Market prices reflect the knowledge and expectations of all investors. Nearly forty years of academic research has shown that traditional managers are unable to outperform the markets by anything more that we would expect by chance.
So, if history shows that selecting individual shares cannot consistently provide reliable investment returns is there a better strategy?
A collection of the best evidence from the academic disciplines of economics and finance suggests that there is. Investment experts usually summarize this evidence as a body of knowledge called "modern portfolio theory". The foundation of Modern Portfolio Theory was a 1952 paper, "Portfolio Selection" by Dr Harry Markowitz in which he established a theory explaining the best way for an investor to choose a portfolio. Modern Portfolio Theory is of such fundamental importance in investing that the economists that formulated the theory received the Nobel Prize in Economic Science in 1990.
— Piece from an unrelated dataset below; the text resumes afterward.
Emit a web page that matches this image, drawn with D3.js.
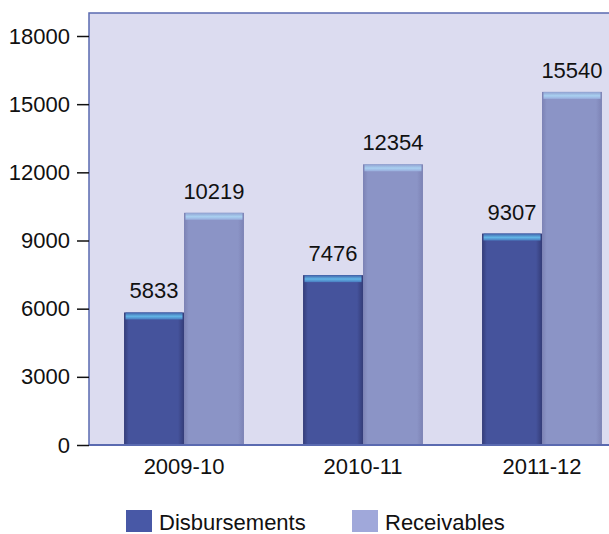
<!DOCTYPE html>
<html>
<head>
<meta charset="utf-8">
<script src="https://cdn.jsdelivr.net/npm/d3@7"></script>
<style>
  body { margin: 0; background: #fff; }
  text { font-family: "Liberation Sans", "DejaVu Sans", sans-serif; fill: #111; }
</style>
</head>
<body>
<div id="chart"></div>
<script>
// chart data
const years = ["2009-10", "2010-11", "2011-12"];
const seriesNames = ["Disbursements", "Receivables"];
const disbursements = [5833, 7476, 9307];
const receivables = [10219, 12354, 15540];
const yTicks = [0, 3000, 6000, 9000, 12000, 15000, 18000];

const width = 609, height = 534;
const margin = { top: 13, left: 89, bottom: 89 };
const plotBottom = height - margin.bottom; // 445

const svg = d3.select("#chart").append("svg")
  .attr("width", width)
  .attr("height", height);

const defs = svg.append("defs");

// horizontal shading for the bars
function barGradient(id, edge, mid) {
  const g = defs.append("linearGradient").attr("id", id)
    .attr("x1", "0%").attr("x2", "100%").attr("y1", "0%").attr("y2", "0%");
  g.append("stop").attr("offset", "0%").attr("stop-color", edge);
  g.append("stop").attr("offset", "8%").attr("stop-color", mid);
  g.append("stop").attr("offset", "90%").attr("stop-color", mid);
  g.append("stop").attr("offset", "100%").attr("stop-color", edge);
}
barGradient("gDis", "#343c78", "#45539c");
barGradient("gRec", "#7c82b4", "#8b94c6");

function capGradient(id, top, mid, bottom) {
  const g = defs.append("linearGradient").attr("id", id)
    .attr("x1", "0%").attr("x2", "0%").attr("y1", "0%").attr("y2", "100%");
  g.append("stop").attr("offset", "0%").attr("stop-color", top);
  g.append("stop").attr("offset", "55%").attr("stop-color", mid);
  g.append("stop").attr("offset", "100%").attr("stop-color", bottom);
}
capGradient("cDis", "#4060a8", "#62b6e6", "#4a7cc0");
capGradient("cRec", "#90a0d0", "#a9d0f0", "#98acdc");

const y = d3.scaleLinear()
  .domain([0, 18000])
  .range([plotBottom, 36]);

const x = d3.scaleBand()
  .domain(years)
  .range([94.5, 631.5])
  .paddingInner(0.33)
  .paddingOuter(0.165);

const xs = d3.scaleBand()
  .domain(seriesNames)
  .range([0, x.bandwidth()]);

// plot background
svg.append("rect")
  .attr("x", margin.left)
  .attr("y", margin.top)
  .attr("width", width - margin.left + 10)
  .attr("height", plotBottom - margin.top)
  .attr("fill", "#dcdcf0")
  .attr("stroke", "#5a6ab0")
  .attr("stroke-width", 1.5);

// y axis
const yAxis = svg.append("g")
  .attr("transform", `translate(${margin.left},0)`)
  .call(d3.axisLeft(y).tickValues(yTicks).tickSize(12).tickPadding(7).tickFormat(d3.format("d")));
yAxis.select(".domain").remove();
yAxis.selectAll(".tick line").attr("stroke", "#111").attr("stroke-width", 1.5);
yAxis.selectAll("text").style("font-size", "22px").attr("fill", "#111");

// bars
const data = years.map((yr, i) => ({
  year: yr,
  values: [
    { name: seriesNames[0], value: disbursements[i], fill: "url(#gDis)", cap: "url(#cDis)" },
    { name: seriesNames[1], value: receivables[i], fill: "url(#gRec)", cap: "url(#cRec)" }
  ]
}));

const groups = svg.selectAll(".group")
  .data(data)
  .enter()
  .append("g")
  .attr("class", "group")
  .attr("transform", d => `translate(${x(d.year)},0)`);

const bars = groups.selectAll(".bar")
  .data(d => d.values)
  .enter()
  .append("g")
  .attr("class", "bar");

bars.append("rect")
  .attr("x", d => xs(d.name))
  .attr("y", d => y(d.value))
  .attr("width", xs.bandwidth())
  .attr("height", d => plotBottom - y(d.value))
  .attr("fill", d => d.fill);

bars.append("rect")
  .attr("x", d => xs(d.name) + 1.5)
  .attr("y", d => y(d.value))
  .attr("width", xs.bandwidth() - 3)
  .attr("height", 7)
  .attr("fill", d => d.cap);

bars.append("text")
  .attr("x", d => xs(d.name) + xs.bandwidth() / 2)
  .attr("y", d => y(d.value) - 14)
  .attr("text-anchor", "middle")
  .style("font-size", "22px")
  .text(d => d.value);

// bottom axis line
svg.append("line")
  .attr("x1", margin.left).attr("x2", width)
  .attr("y1", plotBottom).attr("y2", plotBottom)
  .attr("stroke", "#5a6ab0")
  .attr("stroke-width", 2);

// x labels
svg.selectAll(".xlabel")
  .data(years)
  .enter()
  .append("text")
  .attr("class", "xlabel")
  .attr("x", d => x(d) + x.bandwidth() / 2)
  .attr("y", 474)
  .attr("text-anchor", "middle")
  .style("font-size", "22px")
  .text(d => d);

// legend
const legendColors = ["#4858a6", "#a0a8da"];
const legendX = [126, 352];
const legend = svg.selectAll(".legend")
  .data(seriesNames)
  .enter()
  .append("g")
  .attr("class", "legend")
  .attr("transform", (d, i) => `translate(${legendX[i]},510)`);

legend.append("rect")
  .attr("width", 26)
  .attr("height", 22)
  .attr("fill", (d, i) => legendColors[i]);

legend.append("text")
  .attr("x", 33)
  .attr("y", 20)
  .style("font-size", "22px")
  .text(d => d);
</script>
</body>
</html>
Modern Portfolio Theory has four basic premises:
* Investors are inherently risk averse. Investors are more concerned with risk than they are with reward. This sets them apart from speculators.
* Securities markets are efficient. Most studies support this idea.
* The focus of attention should be shifted away from individual securities analysis to consideration of a portfolio as a whole, predicated on the explicit risk/reward parameters and on the total portfolio objectives. The efficient allocation of capital in a portfolio to specific asset classes is far more important than selecting the individual investments.
* For every risk level, there is an optimal combination of asset classes that will maximise returns.
Portfolio diversification is not so much a function of how many individual stocks or bonds are involved, as it is of the relationship of each asset to each other asset. Asset allocation therefore involves dividing an investment portfolio among different asset categories such as equities, fixed interest, cash and property and the process of establishing which mix of assets to use, is largely determined by investment objectives, time horizon and tolerance to risk.
Our approach to asset allocation is different to that usually employed in the Irish market and, we believe, delivers considerable value benefits to our clients.